Staunton, June 22 – After years of relative stability in the leaderships of the post-Soviet space, many have now gone through a change in the occupant of the top job. The scenarios ranged from violent ones like in Ukraine where there was a radical change of course to relatively peaceful ones like in Armenia where the changes have been less thoroughgoing.
According to Fyodor Lukyanov, the editor of Russia in Global Affairs and one of the most prominent foreign policy commentators in Moscow, the transition in Belarus might go in any of these directions but is most likely to follow the course seen in Armenia rather than that in Ukraine (profile.ru/abroad/minskaya-krepost-process-peremen-podobralsya-k-belorussii-346268/).
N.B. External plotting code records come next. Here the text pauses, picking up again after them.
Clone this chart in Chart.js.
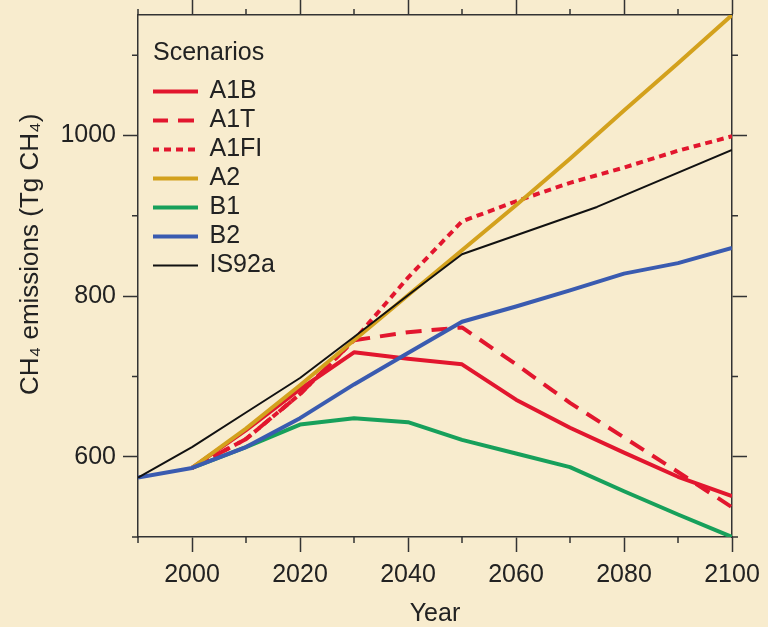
<!DOCTYPE html>
<html>
<head>
<meta charset="utf-8">
<script src="https://cdn.jsdelivr.net/npm/chart.js@4.4.1/dist/chart.umd.min.js"></script>
<style>
    html, body { margin: 0; padding: 0; background: #f8ecce; }
    #wrap { width: 768px; height: 627px; position: relative; }
</style>
</head>
<body>
<div id="wrap"><canvas id="ch4Chart"></canvas></div>
<script>
// Datos (Tg CH4)
const years = [1990, 2000, 2010, 2020, 2030, 2040, 2050, 2060, 2070, 2080, 2090, 2100];
const a1b  = [null, 586, 633, 684, 730, 722, 715, 671, 636, 605, 575, 551];
const a1t  = [null, 586, 622, 678, 745, 755, 761, 715, 667, 624, 581, 537];
const a1fi = [null, 586, 622, 678, 745, 823, 893, 918, 941, 960, 981, 999];
const a2   = [null, 586, 635, 689, 745, 801, 857, 913, 971, 1031, 1090, 1150];
const b1   = [null, 586, 612, 640, 648, 643, 621, 604, 587, 557, 528, 500];
const b2   = [574, 586, 612, 648, 690, 729, 768, 787, 807, 828, 841, 860];
const is92Years = [1990, 2000, 2010, 2020, 2030, 2040, 2050, 2075, 2100];
const is92a = [574, 612, 655, 698, 749, 801, 852, 911, 982];

const fontFam = '"Liberation Sans", Arial, sans-serif';
const axisColor = '#333';
const textColor = '#222';

function puntos(xs, ys) {
    return xs.map((x, i) => ({ x: x, y: ys[i] }));
}

// Muestra de línea para la leyenda (respeta el patrón de guiones)
function muestraLinea(ds) {
    const c = document.createElement('canvas');
    c.width = 50;
    c.height = 8;
    const g = c.getContext('2d');
    g.strokeStyle = ds.borderColor;
    g.lineWidth = ds.borderWidth;
    g.setLineDash(ds.borderDash || []);
    g.beginPath();
    g.moveTo(0, 4);
    g.lineTo(46, 4);
    g.stroke();
    return c;
}

// Ticks menores (cortos) en los cuatro lados
const ticksMenores = {
    id: 'ticksMenores',
    afterLayout(chart) {
        // mover la leyenda un poco hacia dentro del área
        chart.legend.left += 15;
        chart.legend.right += 15;
    },
    afterDraw(chart) {
        const { ctx, chartArea: a } = chart;
        const xs = chart.scales.x, ys = chart.scales.y;
        const len = 6;
        ctx.save();
        ctx.strokeStyle = axisColor;
        ctx.lineWidth = 1.5;
        ctx.beginPath();
        xs.ticks.forEach(t => {
            if (t.value % 20 === 0) return;
            const px = xs.getPixelForValue(t.value);
            ctx.moveTo(px, a.bottom); ctx.lineTo(px, a.bottom + len);
            ctx.moveTo(px, a.top); ctx.lineTo(px, a.top - len);
        });
        ys.ticks.forEach(t => {
            if (t.value % 200 === 0) return;
            const py = ys.getPixelForValue(t.value);
            ctx.moveTo(a.left, py); ctx.lineTo(a.left - len, py);
            ctx.moveTo(a.right, py); ctx.lineTo(a.right + len, py);
        });
        ctx.stroke();
        ctx.restore();
    }
};

const gridX = {
    drawOnChartArea: false,
    drawTicks: true,
    tickLength: 15,
    tickWidth: 1.5,
    tickColor: c => (c.tick && c.tick.value % 20 === 0) ? axisColor : 'rgba(0,0,0,0)'
};
const gridY = {
    drawOnChartArea: false,
    drawTicks: true,
    tickLength: 15,
    tickWidth: 1.5,
    tickColor: c => (c.tick && c.tick.value % 200 === 0) ? axisColor : 'rgba(0,0,0,0)'
};
const borde = { display: true, color: axisColor, width: 1.5 };
const quitarTope = s => { s.ticks = s.ticks.filter(t => t.value <= 1100); };
const anchoFijo = w => s => { s.width = w; s.paddingTop = 0; s.paddingBottom = 0; };
const altoFijo = h => s => { s.height = h; s.paddingLeft = 0; s.paddingRight = 0; };

const ctx = document.getElementById('ch4Chart').getContext('2d');
const ch4Chart = new Chart(ctx, {
    type: 'line',
    data: {
        datasets: [
            { label: 'A1B', data: puntos(years, a1b), borderColor: '#e2162e', borderWidth: 4, order: 3 },
            { label: 'A1T', data: puntos(years, a1t), borderColor: '#e2162e', borderWidth: 4, borderDash: [16, 10], order: 4 },
            { label: 'A1FI', data: puntos(years, a1fi), borderColor: '#e2162e', borderWidth: 4, borderDash: [7, 5], order: 5 },
            { label: 'A2', data: puntos(years, a2), borderColor: '#d3a11d', borderWidth: 4, order: 2 },
            { label: 'B1', data: puntos(years, b1), borderColor: '#17a05b', borderWidth: 4, order: 6 },
            { label: 'B2', data: puntos(years, b2), borderColor: '#3a5bb0', borderWidth: 4, order: 1 },
            { label: 'IS92a', data: puntos(is92Years, is92a), borderColor: '#111', borderWidth: 2, order: 0 }
        ]
    },
    options: {
        responsive: true,
        maintainAspectRatio: false,
        animation: false,
        layout: { padding: 0 },
        elements: {
            point: { radius: 0 },
            line: { tension: 0, fill: false, borderJoinStyle: 'round' }
        },
        scales: {
            x: {
                type: 'linear',
                position: 'bottom',
                min: 1990,
                max: 2100,
                afterFit: altoFijo(90),
                border: borde,
                grid: gridX,
                ticks: {
                    stepSize: 10,
                    padding: 8,
                    autoSkip: false,
                    maxRotation: 0,
                    color: textColor,
                    font: { family: fontFam, size: 25 },
                    callback: v => (v % 20 === 0 ? String(v) : '')
                },
                title: {
                    display: true,
                    text: 'Year',
                    color: textColor,
                    font: { family: fontFam, size: 25 },
                    padding: { top: 0, bottom: -2 }
                }
            },
            x2: {
                type: 'linear',
                position: 'top',
                min: 1990,
                max: 2100,
                afterFit: altoFijo(15),
                border: borde,
                grid: gridX,
                ticks: { stepSize: 10, display: false }
            },
            y: {
                type: 'linear',
                position: 'left',
                min: 500,
                max: 1150,
                afterBuildTicks: quitarTope,
                afterFit: anchoFijo(138),
                border: borde,
                grid: gridY,
                ticks: {
                    stepSize: 100,
                    padding: 7,
                    color: textColor,
                    font: { family: fontFam, size: 25 },
                    callback: v => (v % 200 === 0 ? String(v) : '')
                },
                title: {
                    display: true,
                    text: '      CH₄ emissions (Tg CH₄)',
                    color: textColor,
                    font: { family: fontFam, size: 26 },
                    padding: { top: 15, bottom: 0 }
                }
            },
            y2: {
                type: 'linear',
                position: 'right',
                min: 500,
                max: 1150,
                afterBuildTicks: quitarTope,
                afterFit: anchoFijo(36),
                border: borde,
                grid: gridY,
                ticks: { stepSize: 100, display: false }
            }
        },
        plugins: {
            legend: {
                position: 'chartArea',
                align: 'start',
                title: {
                    display: true,
                    text: 'Scenarios',
                    position: 'start',
                    color: textColor,
                    font: { family: fontFam, size: 25 },
                    padding: { top: 41, bottom: 4 }
                },
                labels: {
                    usePointStyle: true,
                    pointStyleWidth: 40,
                    color: textColor,
                    font: { family: fontFam, size: 25 },
                    padding: 4,
                    sort: (a, b) => a.datasetIndex - b.datasetIndex,
                    generateLabels: chart => {
                        const items = Chart.defaults.plugins.legend.labels.generateLabels(chart);
                        items.forEach(it => {
                            it.pointStyle = muestraLinea(chart.data.datasets[it.datasetIndex]);
                        });
                        return items;
                    }
                }
            },
            tooltip: { enabled: false }
        }
    },
    plugins: [ticksMenores]
});
</script>
</body>
</html>
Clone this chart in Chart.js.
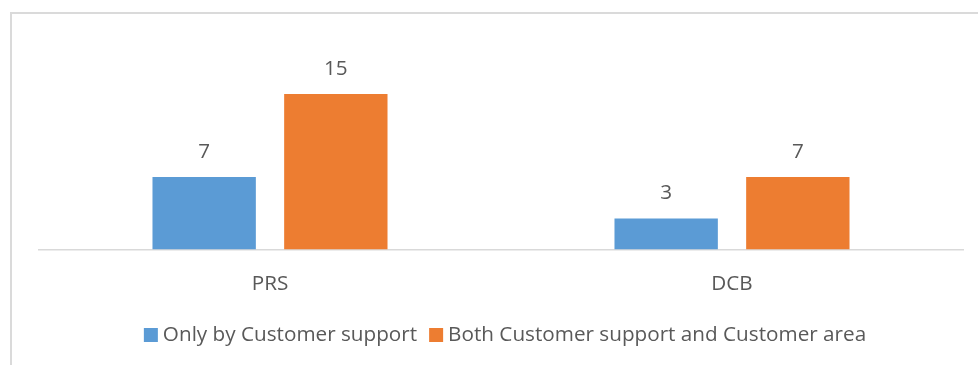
<!DOCTYPE html>
<html>
<head>
<meta charset="utf-8">
<script src="https://cdn.jsdelivr.net/npm/chart.js@4.4.1/dist/chart.umd.min.js"></script>
<style>
  html, body { margin: 0; padding: 0; background: #fff; overflow: hidden; }
  #frame {
    position: absolute; left: 10px; top: 12px; width: 1000px; height: 400px;
    border: 2px solid #dadada; box-sizing: border-box;
  }
  #wrap { position: absolute; left: 0; top: 0; width: 978px; height: 365px; }
</style>
</head>
<body>
<div id="frame"></div>
<div id="wrap"><canvas id="chart"></canvas></div>
<script>
const categories = ['PRS', 'DCB'];
const seriesNames = ['Only by Customer support', 'Both Customer support and Customer area'];
const onlySupport = [7, 3];
const bothSupportArea = [15, 7];
const colors = ['#5B9BD5', '#ED7D31'];

const FONT = '"Open Sans", sans-serif';
const TEXT = '#595959';
const SIZE = 20.7;

// value labels above each bar
const valueLabels = {
  id: 'valueLabels',
  afterDatasetsDraw(chart) {
    const ctx = chart.ctx;
    ctx.save();
    ctx.font = SIZE + 'px ' + FONT;
    ctx.fillStyle = TEXT;
    ctx.textAlign = 'center';
    ctx.textBaseline = 'middle';
    chart.data.datasets.forEach((ds, i) => {
      chart.getDatasetMeta(i).data.forEach((bar, j) => {
        ctx.fillText(ds.data[j], bar.x, bar.y - 25);
      });
    });
    ctx.restore();
  }
};

// Excel style legend: small square, tight gap to text
const bottomLegend = {
  id: 'bottomLegend',
  afterDraw(chart) {
    const ctx = chart.ctx;
    ctx.save();
    ctx.font = SIZE + 'px ' + FONT;
    const box = 14, gap = 5, itemGap = 12;
    const items = chart.data.datasets.map(ds => ({
      label: ds.label, color: ds.backgroundColor, w: ctx.measureText(ds.label).width
    }));
    let total = items.reduce((s, it) => s + box + gap + it.w, 0) + itemGap * (items.length - 1);
    let x = 505 - total / 2;
    const y = 335;
    items.forEach(it => {
      ctx.fillStyle = it.color;
      ctx.fillRect(x, y - box / 2, box, box);
      ctx.fillStyle = TEXT;
      ctx.textBaseline = 'middle';
      ctx.fillText(it.label, x + box + gap, y);
      x += box + gap + it.w + itemGap;
    });
    ctx.restore();
  }
};

new Chart(document.getElementById('chart'), {
  type: 'bar',
  data: {
    labels: categories,
    datasets: [
      { label: seriesNames[0], data: onlySupport, backgroundColor: colors[0] },
      { label: seriesNames[1], data: bothSupportArea, backgroundColor: colors[1] }
    ]
  },
  options: {
    responsive: true,
    maintainAspectRatio: false,
    animation: false,
    layout: { padding: { left: 39, right: 15, top: 42, bottom: 65.5 } },
    datasets: { bar: { categoryPercentage: 0.57, barPercentage: 0.785 } },
    plugins: { legend: { display: false }, tooltip: { enabled: false } },
    scales: {
      x: {
        grid: { display: false, drawTicks: false },
        border: { display: true, color: '#d9d9d9', width: 1.5 },
        ticks: { color: TEXT, font: { family: FONT, size: SIZE }, padding: 22 },
        afterFit(scale) { scale.height = 50; }
      },
      y: { display: false, min: 0, max: 20 }
    }
  },
  plugins: [valueLabels, bottomLegend]
});
</script>
</body>
</html>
Lukashenka doesn’t have any plan to yield his position easily, and he has demonstrated for years that he is quite capable of maneuvering far more capably than many have thought possible even when he is in a tight situation, the commentator says. But this time may be different, although even now, the situation in Belarus has many unique features.
However, the things that make the transition situation in Belarus more like that in Armenia than in Ukraine are critical: First, Minsk like Yerevan really does not have any option but to maintain in the Russian sphere of influence. Second, the West is far less interested in and focused on Belarus than it was Ukraine and views Lukashenka with distaste.
And third, and this may be the most important factor of all, Lukyanov says, Belarus is both a sovereign state and part of the Russian-led Union state. For all of the Belarusian president’s complaints about Moscow and Putin, the Union state gives him certain advantages that his successors will likely want to take advantage of as well.
The real wild card in this situation, Lukyanov says, is Moscow. It is not simply that Lukashenka has annoyed Putin by his antics. Moscow has changed its approach to the former Soviet republics. Influenced by Donald Trump’s mercantilism, the Kremlin sees ever less reason to view them as anything but foreign countries that either help or hurt Russia.
Obviously, Belarus is important for Russia geopolitically; but it will have to pay its own pay more than it does now. If Minsk leaders aren’t willing to do that, they are unlikely to find the kind of support they likely expect in the Russian capital, the Moscow foreign policy commentator concludes.